# Sunday @ Wings Over Houston



## fishphoto (Mar 3, 2005)

I finally made a quick run through the pics I shot yesterday and grabbed a few to post. I tried to find shots that weren't already posted all over the web - that's the bad thing about air shows, everyone comes home with the same pics more or less. I sure do miss my D3


----------



## fishphoto (Mar 3, 2005)

*a few more...*


----------



## fishphoto (Mar 3, 2005)

*last batch*


----------



## Ibeafireman (Jul 24, 2006)

Dude, those are sweet shots. I cant believe how close the Thunderbirds get to each other.


----------



## MT Stringer (May 21, 2004)

How in the heck did you get a shot straight down the runway? That is awesome. Actually, they all are. Wish I could have been there.
Mike


----------



## Too Tall (May 21, 2004)

Looks like the runup area to me Mike. The tires are chocked.

Awesome photos fishphoto.


----------



## grayfish (Jul 31, 2005)

Great job Brett. I love the images of the old war-birds against the smoke filled sky. Makes for great contrast.


----------



## Koru (Sep 25, 2006)

well, i'm taking a guess here, but i'm betting these are some pretty unique images. the fireworks are brilliant, and i agree with grayfish, those smoke filled sky/plane images are stunning.


----------



## fishphoto (Mar 3, 2005)

I really liked the fireworks. I've never seen them incorporated into an aerobatic performance like this.


----------



## Koru (Sep 25, 2006)

did you have prior warning about the fireworks? you must have really had to keep your eyes open.
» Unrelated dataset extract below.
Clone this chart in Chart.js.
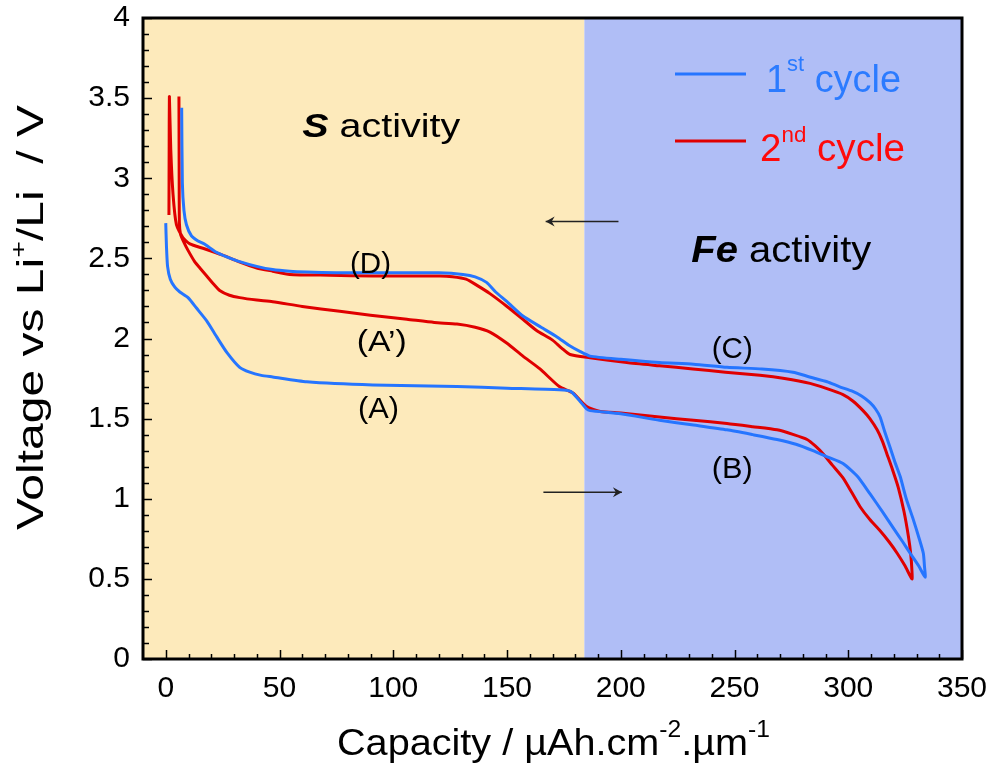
<!DOCTYPE html>
<html>
<head>
<meta charset="utf-8">
<script src="https://cdn.jsdelivr.net/npm/chart.js@4.4.1/dist/chart.umd.min.js"></script>
<style>
  html, body { margin: 0; padding: 0; background: #fff; }
  #wrap { width: 990px; height: 766px; }
</style>
</head>
<body>
<div id="wrap"><canvas id="cvChart" width="990" height="766"></canvas></div>
<script>
// axis ticks
const xTicks = [0, 50, 100, 150, 200, 250, 300, 350];
const yTicks = [0, 0.5, 1, 1.5, 2, 2.5, 3, 3.5, 4];

// S / Fe boundary (capacity)
const regionSplit = 184;

// 1st cycle : discharge (A -> B) then charge (C -> D)
const cycle1Cap = [
  0, 0.3, 0.8, 2, 4, 6.2, 9.8, 13.5, 18, 22.4, 27, 32.5, 36.9, 42, 47, 62, 91, 128, 150, 173,
  178, 182, 185, 186.5, 200, 217, 232, 246.7, 258, 268.7, 277, 284.5, 291, 297.7, 304, 309.6,
  315, 319.7, 324, 327.2, 331, 333.8,
  333.5, 333, 331, 328.6, 325.5, 322.8, 320.5, 318.4, 316, 314, 312, 309.6, 306, 302, 296,
  290.7, 283, 275.7, 262, 246.7, 232, 217, 200, 186.5, 182, 177, 172, 165, 157, 150, 145, 141,
  136, 130.6, 120, 106, 90, 75, 62, 54.5, 47, 40, 32.5, 26.8, 22, 17, 14, 11.3, 9.1, 8, 7.3, 7
];
const cycle1Volt = [
  2.72, 2.58, 2.45, 2.37, 2.32, 2.29, 2.255, 2.19, 2.11, 2.01, 1.91, 1.82, 1.79, 1.77, 1.76, 1.73, 1.71, 1.70, 1.69, 1.68,
  1.67, 1.61, 1.56, 1.55, 1.53, 1.49, 1.46, 1.43, 1.40, 1.37, 1.34, 1.30, 1.26, 1.22, 1.14, 1.03,
  0.92, 0.82, 0.73, 0.66, 0.58, 0.51,
  0.58, 0.66, 0.76, 0.87, 1.0, 1.14, 1.23, 1.32, 1.42, 1.51, 1.56, 1.60, 1.64, 1.67, 1.70,
  1.73, 1.76, 1.79, 1.81, 1.82, 1.84, 1.85, 1.87, 1.89, 1.92, 1.96, 2.01, 2.07, 2.14, 2.23, 2.29, 2.35,
  2.385, 2.40, 2.41, 2.41, 2.41, 2.41, 2.415, 2.42, 2.43, 2.45, 2.48, 2.51, 2.54, 2.59, 2.61, 2.64, 2.71, 2.80, 2.97, 3.44
];

// 2nd cycle : discharge (A' -> B) then charge (C -> D)
const cycle2Cap = [
  5.8, 5.9, 6.0, 6.5, 8, 9.8, 12.7, 15, 18, 21, 23.7, 28, 32.5, 40, 47, 60, 76.5, 90, 106, 118,
  128, 136, 142.5, 150, 157, 164.5, 173, 179, 185, 191, 200, 217, 232, 246.7, 258, 268.7, 276,
  281.9, 285.5, 289, 293, 297.7, 301.5, 305.2, 309.5, 314, 318, 321.5, 325, 328,
  328, 327.5, 326.5, 324.5, 322, 319.5, 317, 315, 312.7, 309.5, 306.5, 302, 297.7, 290, 283.2,
  272, 261.2, 246, 231.7, 217, 202.7, 186.5, 177.7, 174, 170, 163, 157, 150, 142.5, 137, 132,
  126, 120.5, 106, 91, 72, 54.5, 47, 40, 32, 25, 17, 10.6, 7.5, 4.7, 3.2, 2.2, 1.6, 1.5, 1.4
];
const cycle2Volt = [
  3.51, 3.0, 2.72, 2.65, 2.60, 2.55, 2.48, 2.44, 2.39, 2.34, 2.30, 2.27, 2.255, 2.24, 2.23, 2.20, 2.17, 2.145, 2.12, 2.10,
  2.09, 2.07, 2.04, 1.97, 1.89, 1.81, 1.70, 1.66, 1.575, 1.545, 1.535, 1.51, 1.49, 1.47, 1.45, 1.43, 1.40,
  1.37, 1.33, 1.28, 1.21, 1.13, 1.04, 0.95, 0.87, 0.80, 0.73, 0.66, 0.58, 0.50,
  0.55, 0.65, 0.76, 0.92, 1.07, 1.18, 1.28, 1.36, 1.43, 1.50, 1.55, 1.61, 1.65, 1.69, 1.72,
  1.75, 1.77, 1.79, 1.81, 1.83, 1.85, 1.88, 1.90, 1.94, 1.99, 2.05, 2.12, 2.20, 2.28, 2.33, 2.37,
  2.385, 2.39, 2.39, 2.39, 2.395, 2.40, 2.42, 2.44, 2.48, 2.52, 2.56, 2.59, 2.63, 2.71, 2.90, 3.18, 3.51, 3.2, 2.77
];

// annotation text, anchored at (capacity, voltage)
const labelText = ['(D)', '(A\u2019)', '(A)', '(C)', '(B)'];
const labelCap = [81, 84, 84.5, 240, 240];
const labelVolt = [2.41, 1.92, 1.505, 1.876, 1.128];

const FONT = "'Liberation Sans', Arial, sans-serif";
const NARROW = "'Liberation Sans Narrow', 'Liberation Sans', Arial, sans-serif";
const blueLine = '#2575FF';
const redLine = '#E00000';
const tanBg = '#FDEABB';
const blueBg = '#B0BEF6';

function toPoints(xs, ys) {
  return xs.map((x, i) => ({ x: x, y: ys[i] }));
}

// text runs (with superscripts), stretched to a target width
function drawRuns(ctx, runs, x, y, fitWidth, rotate) {
  ctx.save();
  ctx.translate(x, y);
  if (rotate) ctx.rotate(-Math.PI / 2);
  let natural = 0;
  runs.forEach(r => { ctx.font = r.font; natural += ctx.measureText(r.text).width; });
  const k = fitWidth ? fitWidth / natural : 1;
  ctx.scale(k, 1);
  ctx.textAlign = 'left';
  ctx.textBaseline = 'alphabetic';
  let cx = 0;
  runs.forEach(r => {
    ctx.font = r.font;
    ctx.fillStyle = r.color || '#000';
    ctx.fillText(r.text, cx, r.dy || 0);
    cx += ctx.measureText(r.text).width;
  });
  ctx.restore();
}

function arrow(ctx, x1, y1, x2, y2) {
  const dir = Math.sign(x2 - x1);
  ctx.beginPath();
  ctx.moveTo(x1, y1);
  ctx.lineTo(x2, y2);
  ctx.stroke();
  ctx.beginPath();
  ctx.moveTo(x2, y2);
  ctx.lineTo(x2 - dir * 9, y2 - 5);
  ctx.lineTo(x2 - dir * 6, y2);
  ctx.lineTo(x2 - dir * 9, y2 + 5);
  ctx.closePath();
  ctx.fill();
}

const backgroundPlugin = {
  id: 'regions',
  beforeDatasetsDraw(chart) {
    const { ctx, chartArea: a, scales: { x } } = chart;
    const split = x.getPixelForValue(regionSplit);
    ctx.save();
    ctx.fillStyle = tanBg;
    ctx.fillRect(a.left, a.top, split - a.left, a.bottom - a.top);
    ctx.fillStyle = blueBg;
    ctx.fillRect(split, a.top, a.right - split, a.bottom - a.top);
    ctx.restore();
  }
};

const framePlugin = {
  id: 'frame',
  afterDatasetsDraw(chart) {
    const { ctx, chartArea: a, scales: { x, y } } = chart;
    ctx.save();
    ctx.strokeStyle = '#000';
    ctx.lineWidth = 1.5;
    // inside ticks on the left, every 0.1 V
    for (let i = 0; i <= 40; i++) {
      const py = Math.round(y.getPixelForValue(i / 10)) + 0.5;
      const len = i % 5 === 0 ? 9 : 6;
      ctx.beginPath();
      ctx.moveTo(a.left, py);
      ctx.lineTo(a.left + len, py);
      ctx.stroke();
    }
    // inside ticks at the bottom, every 10
    for (let v = 0; v <= 350; v += 10) {
      const px = Math.round(x.getPixelForValue(v)) + 0.5;
      const len = v % 50 === 0 ? 9 : 5;
      ctx.beginPath();
      ctx.moveTo(px, a.bottom);
      ctx.lineTo(px, a.bottom - len);
      ctx.stroke();
    }
    ctx.lineWidth = 3;
    ctx.strokeRect(a.left, a.top, a.right - a.left, a.bottom - a.top);
    ctx.restore();
  }
};

const textPlugin = {
  id: 'texts',
  afterDraw(chart) {
    const { ctx, scales: { x, y } } = chart;
    ctx.save();

    // region names
    drawRuns(ctx, [
      { text: 'S', font: 'italic bold 34px ' + FONT },
      { text: ' activity', font: '34px ' + FONT }
    ], x.getPixelForValue(60), y.getPixelForValue(3.257), 158);
    drawRuns(ctx, [
      { text: 'Fe', font: 'italic bold 36px ' + FONT },
      { text: ' activity', font: '36px ' + FONT }
    ], x.getPixelForValue(231), y.getPixelForValue(2.477), 180);

    // branch labels
    labelText.forEach((t, i) => {
      drawRuns(ctx, [{ text: t, font: '30px ' + FONT }],
        x.getPixelForValue(labelCap[i]), y.getPixelForValue(labelVolt[i]), t.length > 3 ? 50 : 41);
    });

    // direction arrows
    ctx.strokeStyle = '#222';
    ctx.fillStyle = '#222';
    ctx.lineWidth = 1.5;
    const ay1 = y.getPixelForValue(2.73);
    arrow(ctx, x.getPixelForValue(199), ay1, x.getPixelForValue(167), ay1);
    const ay2 = y.getPixelForValue(1.04);
    arrow(ctx, x.getPixelForValue(166), ay2, x.getPixelForValue(200.5), ay2);

    // legend
    ctx.lineWidth = 3;
    ctx.strokeStyle = blueLine;
    ctx.beginPath(); ctx.moveTo(675, 74); ctx.lineTo(746, 74); ctx.stroke();
    ctx.strokeStyle = redLine;
    ctx.beginPath(); ctx.moveTo(675, 141); ctx.lineTo(746, 141); ctx.stroke();
    drawRuns(ctx, [
      { text: '1', font: '38px ' + FONT, color: '#2B7BFF' },
      { text: 'st', font: '22px ' + FONT, color: '#2B7BFF', dy: -21 },
      { text: ' cycle', font: '38px ' + FONT, color: '#2B7BFF' }
    ], 766, 92, 135);
    drawRuns(ctx, [
      { text: '2', font: '38px ' + FONT, color: '#FF0A0A' },
      { text: 'nd', font: '22px ' + FONT, color: '#FF0A0A', dy: -19 },
      { text: ' cycle', font: '38px ' + FONT, color: '#FF0A0A' }
    ], 760, 161, 145);

    // axis titles
    drawRuns(ctx, [
      { text: 'Voltage vs Li', font: '37px ' + FONT },
      { text: '+', font: '22px ' + FONT, dy: -17 },
      { text: '/Li  / V', font: '37px ' + FONT }
    ], 43, 530, 425, true);
    drawRuns(ctx, [
      { text: 'Capacity / \u00B5Ah.cm', font: '37px ' + FONT },
      { text: '-2', font: '23px ' + FONT, dy: -18 },
      { text: '.\u00B5m', font: '37px ' + FONT },
      { text: '-1', font: '23px ' + FONT, dy: -18 }
    ], 337, 755, 433);

    ctx.restore();
  }
};

new Chart(document.getElementById('cvChart'), {
  type: 'scatter',
  data: {
    datasets: [
      {
        label: '1st cycle',
        data: toPoints(cycle1Cap, cycle1Volt),
        showLine: true,
        borderColor: blueLine,
        borderWidth: 3,
        pointRadius: 0,
        tension: 0.2
      },
      {
        label: '2nd cycle',
        data: toPoints(cycle2Cap, cycle2Volt),
        showLine: true,
        borderColor: redLine,
        borderWidth: 3,
        pointRadius: 0,
        tension: 0.2
      }
    ]
  },
  options: {
    responsive: false,
    animation: false,
    layout: { padding: { left: 0, right: 28, top: 18, bottom: 0 } },
    plugins: { legend: { display: false }, tooltip: { enabled: false } },
    scales: {
      x: {
        type: 'linear',
        min: -10,
        max: 350,
        afterBuildTicks: s => { s.ticks = xTicks.map(v => ({ value: v })); },
        afterFit: s => { s.height = 107; s.paddingLeft = 0; s.paddingRight = 0; },
        grid: { display: false, drawTicks: false },
        border: { display: false },
        ticks: { padding: 12, color: '#000', maxRotation: 0, font: { family: NARROW, size: 30 }, callback: v => String(v) }
      },
      y: {
        type: 'linear',
        min: 0,
        max: 4,
        afterBuildTicks: s => { s.ticks = yTicks.map(v => ({ value: v })); },
        afterFit: s => { s.width = 143; s.paddingTop = 0; s.paddingBottom = 0; },
        grid: { display: false, drawTicks: false },
        border: { display: false },
        ticks: { padding: 13, color: '#000', font: { family: FONT, size: 30 }, callback: v => String(v) }
      }
    }
  },
  plugins: [backgroundPlugin, framePlugin, textPlugin]
});
</script>
</body>
</html>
i also very much like that third image... is it a B52?


----------



## Pocketfisherman (May 30, 2005)

Nice work with those.


----------



## grayfish (Jul 31, 2005)

Koru said:


> did you have prior warning about the fireworks? you must have really had to keep your eyes open.
> 
> i also very much like that third image... is it a B52?


Not a B-52 Karen. Looks like it could be a C-17A Globemaster. A Cargo plane.


----------



## Fisher Lou (May 16, 2005)

Great job on all of these. The detail is crisp.


----------



## Koru (Sep 25, 2006)

grayfish said:


> Not a B-52 Karen. Looks like it could be a C-17A Globemaster. A Cargo plane.


thank you 

rosesm


----------



## stargazer (May 24, 2004)

Good job Brett, Some very nice compositons....and outstanding captures....


----------



## Don Smith (Nov 24, 2007)

Beautiful shots. Thanks for sharing.


----------



## fishphoto (Mar 3, 2005)

grayfish said:


> Not a B-52 Karen. Looks like it could be a C-17A Globemaster. A Cargo plane.


That's correct, it's a C-17. The first shot is a B-52.

I saw them setting up the fireworks and figured out what they were. They shot them off in several groups. I missed the first one, but had my camera ready for the following rounds. I knew that they would fire once the plane was going into a loop at show center.


----------



## RustyBrown (May 29, 2004)

Hey,

I tried to throw some different shots in there, but you're absolutely right, when you're limited on the sun angle everyone is firing at the same time. Nice to see the jet truck. I wasn't on the fence due to the crowd so I couldn't even see it.

I'll mirror MT's question...tell us about the head-on T-bird shot. Please?


----------



## fishphoto (Mar 3, 2005)

I shot that one when they were doing comm./engine checks. If you look at the guy in the cockpit, you'll see he is a member of the ground crew (no helmet/mask). I wasn't going to shoot this, but changed my mind when they decided to test the smoke.


----------



## sandybottom (Jun 1, 2005)

Man, you did an excellent job. What a treat. Thanks for shairing your perspective.


----------